For three years in my mid-thirties, I lived in San Francisco, California, which is sort of the mecca for sustainable food. Having been raised in the Washington, D.C., area on a diet that featured a heavy rotation of frozen meals (my family was partial to Stouffer’s, especially the french-bread pizzas) and take-out, the ideas and produce in California blew my mind.
The Ferry Building farmer’s market became a new haunt for me. I ate many delicious things I’d never eaten before, most of them from organic farms or producers: stinging nettle, persimmons, burrata cheese, puntarella (a type of chicory), squash blossoms, pluots, raw “lasagna”… the list goes on.
I had already made the decision to start eating meat again after abstaining for 13 years, assuaging my guilt by telling myself that I would only do so when I knew the meat had been produced sustainably.
But ironically, San Francisco — where I had the most education and awareness about sustainable eating — is where I often fell farthest from observing my own rules. It’s true that whenever I bought meat, I got grass-fed versions from either the farmer’s market or Whole Foods. But at restaurants? Forget it. Anxious to sample everything I could from the wave of charcuterie and bacon-flavored everything (even ice cream!) hitting menus at the time, I rarely stopped to ask where the meat came from. I just wanted to learn and try it all.
Washington offers fewer temptations than San Francisco in this regard (though significantly more now than it used to 10 years ago), and I still observe a mostly vegetarian diet supplemented by (usually) grass-fed meat from Whole Foods. But for restaurant meals, which I love, I really had abandoned consciousness. So recently, I’ve tried to skip ordering meat dishes when I’m out, unless the menu says where the meat came from.
This may be just my perception, but it seems like meats besides beef have been left behind the rising tide of consciousness surrounding sustainability. There seems to be far less eco-conscious labeling for pork cuts, bacon and sausage made from pork, which is a shame, because I LOVE pork. Here, too, I am trying to buy more responsibly, though it’s less clear what that even means when it comes to pork.
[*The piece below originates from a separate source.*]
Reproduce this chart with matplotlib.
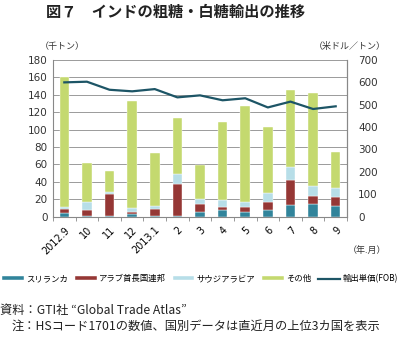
import matplotlib.pyplot as plt
import numpy as np

plt.rcParams['font.family'] = ['Noto Sans CJK JP', 'DejaVu Sans']

# data (thousand tons / USD per ton)
months = ['2012.9', '10', '11', '12', '2013.1', '2', '3', '4', '5', '6', '7', '8', '9']
sri_lanka = [4.6, 0.8, 0.6, 3.0, 0.5, 0.3, 5.0, 7.7, 5.0, 7.7, 13.4, 14.2, 12.3]
uae = [4.4, 7.0, 25.5, 2.0, 8.3, 37.7, 9.5, 3.8, 6.1, 8.8, 28.7, 9.9, 10.7]
saudi = [2.5, 9.5, 2.3, 4.5, 3.8, 11.0, 5.4, 8.0, 5.7, 10.7, 14.6, 11.1, 9.9]
others = [148.5, 44.0, 23.7, 123.5, 60.2, 64.7, 39.5, 88.9, 110.2, 76.2, 88.8, 107.3, 41.0]
fob_price = [600, 603, 567, 560, 570, 533, 542, 520, 529, 488, 514, 481, 493]

c_sri = '#31849b'
c_uae = '#953735'
c_sau = '#b7dee8'
c_oth = '#c4d96f'
c_line = '#1d5566'

fig = plt.figure(figsize=(4, 3.39), dpi=100)
ax = fig.add_axes([0.1325, 0.361, 0.735, 0.462])
x = np.arange(len(months))
w = 0.42

b1 = np.array(sri_lanka)
b2 = b1 + np.array(uae)
b3 = b2 + np.array(saudi)
ax.bar(x, sri_lanka, w, color=c_sri, edgecolor='white', linewidth=0.3, zorder=2, label='スリランカ')
ax.bar(x, uae, w, bottom=b1, color=c_uae, edgecolor='white', linewidth=0.3, zorder=2, label='アラブ首長国連邦')
ax.bar(x, saudi, w, bottom=b2, color=c_sau, edgecolor='white', linewidth=0.3, zorder=2, label='サウジアラビア')
ax.bar(x, others, w, bottom=b3, color=c_oth, edgecolor='white', linewidth=0.3, zorder=2, label='その他')

ax.set_xlim(-0.5, len(months) - 0.5)
ax.set_ylim(0, 180)
ax.set_yticks(np.arange(0, 181, 20))
ax.grid(axis='y', color='#9a9a9a', linewidth=0.7, zorder=0)
ax.set_xticks(x)
ax.set_xticklabels(months, rotation=45, ha='right', rotation_mode='anchor', fontsize=7,
                   family='DejaVu Sans')
ax.set_xticks(np.arange(-0.5, len(months), 1), minor=True)
ax.tick_params(axis='x', which='major', length=0, pad=6)
ax.tick_params(axis='x', which='minor', length=3, color='#888888')
ax.tick_params(axis='y', length=0, labelsize=7.5, pad=4, colors='#333333')
ax.spines['top'].set_visible(False)
for s in ['left', 'right', 'bottom']:
    ax.spines[s].set_color('#888888')
    ax.spines[s].set_linewidth(0.8)
for lbl in ax.get_yticklabels():
    lbl.set_family('DejaVu Sans')

ax2 = ax.twinx()
ax2.plot(x, fob_price, color=c_line, linewidth=1.6, zorder=3, label='輸出単価(FOB)')
ax2.set_ylim(0, 700)
ax2.set_yticks(np.arange(0, 701, 100))
ax2.tick_params(axis='y', length=0, labelsize=7.5, pad=8, colors='#333333')
for lbl in ax2.get_yticklabels():
    lbl.set_family('DejaVu Sans')
for s in ['top', 'left', 'bottom']:
    ax2.spines[s].set_visible(False)
ax2.spines['right'].set_color('#888888')
ax2.spines['right'].set_linewidth(0.8)

# texts
fig.text(0.115, 0.965, '図７　インドの粗糖・白糖輸出の推移', fontsize=11, fontweight='bold',
         va='center', ha='left', color='#222222')
fig.text(0.1, 0.862, '（千トン）', fontsize=6.5, va='center', ha='left', color='#333333')
fig.text(0.965, 0.862, '（米ドル／トン）', fontsize=6.5, va='center', ha='right', color='#333333')
fig.text(0.965, 0.26, '（年.月）', fontsize=6.5, va='center', ha='right', color='#333333')

h1, l1 = ax.get_legend_handles_labels()
h2, l2 = ax2.get_legend_handles_labels()
fig.legend(h1 + h2, l1 + l2, loc='center', bbox_to_anchor=(0.5, 0.178), ncol=5,
           frameon=False, fontsize=6, handlelength=2.6, handleheight=0.45,
           handletextpad=0.3, columnspacing=0.8)

fig.text(0.0, 0.085, '資料：GTI社 “Global Trade Atlas”', fontsize=8.8, va='center', ha='left',
         color='#222222')
fig.text(0.03, 0.037, '注：HSコード1701の数値、国別データは直近月の上位3カ国を表示', fontsize=8.8,
         va='center', ha='left', color='#222222')

fig.savefig('out.png', dpi=100)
As Michael Pollan has astutely pointed out, those of us who want to do the right thing are looking for a label that reassure us in some way — and that is how “supermarket pastoral” marketing came to be.
One of our coaches for the diet, chef and sustainable food expert Barton Seaver, reminded me as we were discussing this project that the big issue for many of us isn’t where we’re buying our meat, but how much of it we’re eating. It was his idea to add the task of capping daily meat consumption to our energy diet. And indeed, if we all reduced our animal-protein intake and added more vegetables, whole grains and plant-based proteins, both our health and the planet’s would improve.
Like Tatsuo, I probably consume more fish than beef and often have gotten confused about which choices are the right ones in, say, sushi restaurants. However, I’ve done a slightly better job of confining myself to sustainable varieties in this area than I have for meat.
At sushi places, I’ve stopped ordering eel and try to order more scallop, crab and shrimp — though for all I know, the shrimp are imported and therefore not desirable. If I were really on top of my game, I’d bring this list with me to restaurants, or open up my more limited pocket seafood selector, but the reality is that most places don’t tell you where the fish is from, which makes a big difference in whether you should be eating it or not.
Again, I’m forced to conclude that whenever I can, I need to lean toward vegetarian options in restaurants and save my meat and seafood consumption for home-cooked meals, when (I think) I know where the food comes from.